Friday, March 02, 2018

Tariffs Are a 19th Century Solution

Trade wars are good, and easy to win. ~ Donald the Mad
I guess we should be happy that Trump is bored with starting a nuclear war with North Korea. Now he wants to start a global trade war.
1880 Republican Platform
When George Bush imposed tariffs on imported steel in 2002, the goal was to save steel jobs and help Republicans in Ohio and Pennsylvania. The result was that more people lost their jobs as a result of the higher steel prices than were employed in the entire steel industry.

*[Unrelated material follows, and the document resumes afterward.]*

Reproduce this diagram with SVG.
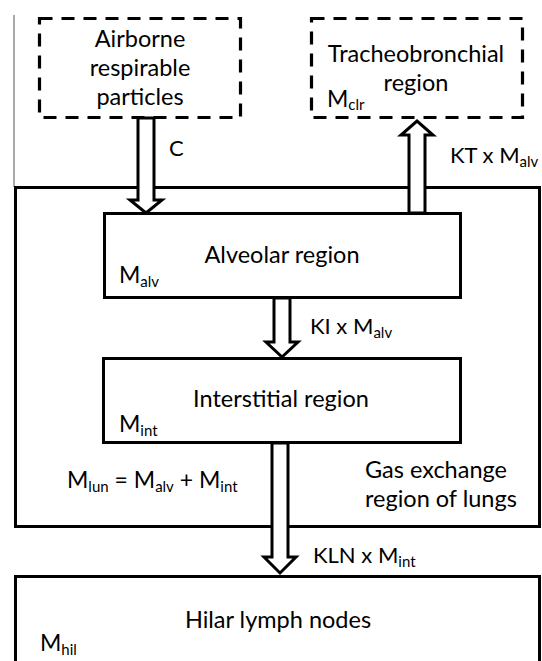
<svg xmlns="http://www.w3.org/2000/svg" width="542" height="661" viewBox="0 0 542 661">
<style>
text{font-family:Lato,"Open Sans","Liberation Sans",sans-serif;font-size:22px;fill:#000}
.t{font-size:23.5px}
.m{font-size:23px}
.mid{text-anchor:middle}
.sub{font-size:15px}
.box{fill:#fff;stroke:#000;stroke-width:3}
.dash{fill:#fff;stroke:#000;stroke-width:3.2;stroke-dasharray:13 9}
.arrow{fill:#fff;stroke:#000;stroke-width:3;stroke-linejoin:miter}
</style>
<rect width="542" height="661" fill="#fff"/>
<line x1="14" y1="15" x2="14" y2="187" stroke="#555" stroke-width="1"/>
<g id="gas-exchange">
<rect class="box" x="15.5" y="187.5" width="524" height="339"/>
<text class="t" x="365" y="478">Gas exchange</text>
<text class="t" x="365" y="507">region of lungs</text>
<text class="m" x="67" y="488">M<tspan class="sub" dy="4">lun</tspan><tspan dy="-4"> = M</tspan><tspan class="sub" dy="4">alv</tspan><tspan dy="-4"> + M</tspan><tspan class="sub" dy="4">int</tspan></text>
</g>
<g id="airborne">
<rect class="dash" x="39.5" y="18.5" width="201" height="99"/>
<text class="t mid" x="140" y="47">Airborne</text>
<text class="t mid" x="140" y="76">respirable</text>
<text class="t mid" x="140" y="105">particles</text>
</g>
<g id="tracheobronchial">
<rect class="dash" x="311.5" y="18.5" width="211" height="99"/>
<text class="t mid" x="416" y="62">Tracheobronchial</text>
<text class="t mid" x="416" y="91">region</text>
<text class="m" x="327" y="107">M<tspan class="sub" dy="3">clr</tspan></text>
</g>
<g id="alveolar">
<rect class="box" x="104.5" y="213.5" width="356" height="84"/>
<text class="t mid" x="282" y="263">Alveolar region</text>
<text class="m" x="119" y="283">M<tspan class="sub" dy="4">alv</tspan></text>
</g>
<g id="interstitial">
<rect class="box" x="103.5" y="358.5" width="357" height="84"/>
<text class="t mid" x="281" y="407">Interstitial region</text>
<text class="m" x="119" y="432">M<tspan class="sub" dy="4">int</tspan></text>
</g>
<g id="hilar">
<rect class="box" x="15.5" y="576.5" width="524" height="100"/>
<text class="t mid" x="278" y="628">Hilar lymph nodes</text>
<text class="m" x="40" y="651">M<tspan class="sub" dy="4">hil</tspan></text>
</g>
<g id="connectors">
<polygon class="arrow" points="138,118 154,118 154,200 162,200 146,213 130,200 138,200"/>
<text x="169" y="156">C</text>
<polygon class="arrow" points="409,213 425,213 425,135 433,135 417,121 401,135 409,135"/>
<text x="450" y="163">KT x M<tspan class="sub" dy="4">alv</tspan></text>
<polygon class="arrow" points="274,298 290,298 290,342 298,342 282,357 266,342 274,342"/>
<text x="310" y="334">KI x M<tspan class="sub" dy="4">alv</tspan></text>
<polygon class="arrow" points="272,443 288,443 288,557 296,557 280,573 264,557 272,557"/>
<text x="313" y="563">KLN x M<tspan class="sub" dy="4">int</tspan></text>
</g>
</svg>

There were steel shortages as the US steel industry was unable to meet domestic demand. The US trade deficit actually increased because the cost of finished products, like automobiles, rose in the US making imported cars more attractive. Facing retaliatory tariffs from a united international trading system targeted to punish Republicans in Florida and Michigan, Bush withdrew his tariffs in less than a year.

A Brief Tariff History
Tariffs were a common tool used 150 years ago to protect domestic industries from more powerful manufacturing nations like England and Germany. Whether they worked or not then is problematic; the Gilded Age was great for the mega-wealthy but coincided with the Long Depression with high unemployment and extreme poverty for the working classes.
If you were steel magnate Andrew Carnegie, tariffs made life better than good; if you were employed by him life sucked and you worked until you died.

The most famous tariffs were the Smoot-Hawley Act during the Great Depression. They didn't cause the depression but they made it worst. Our tariffs and the retaliations slowed international trade to a crawl, isolating nations into individual islands of misery.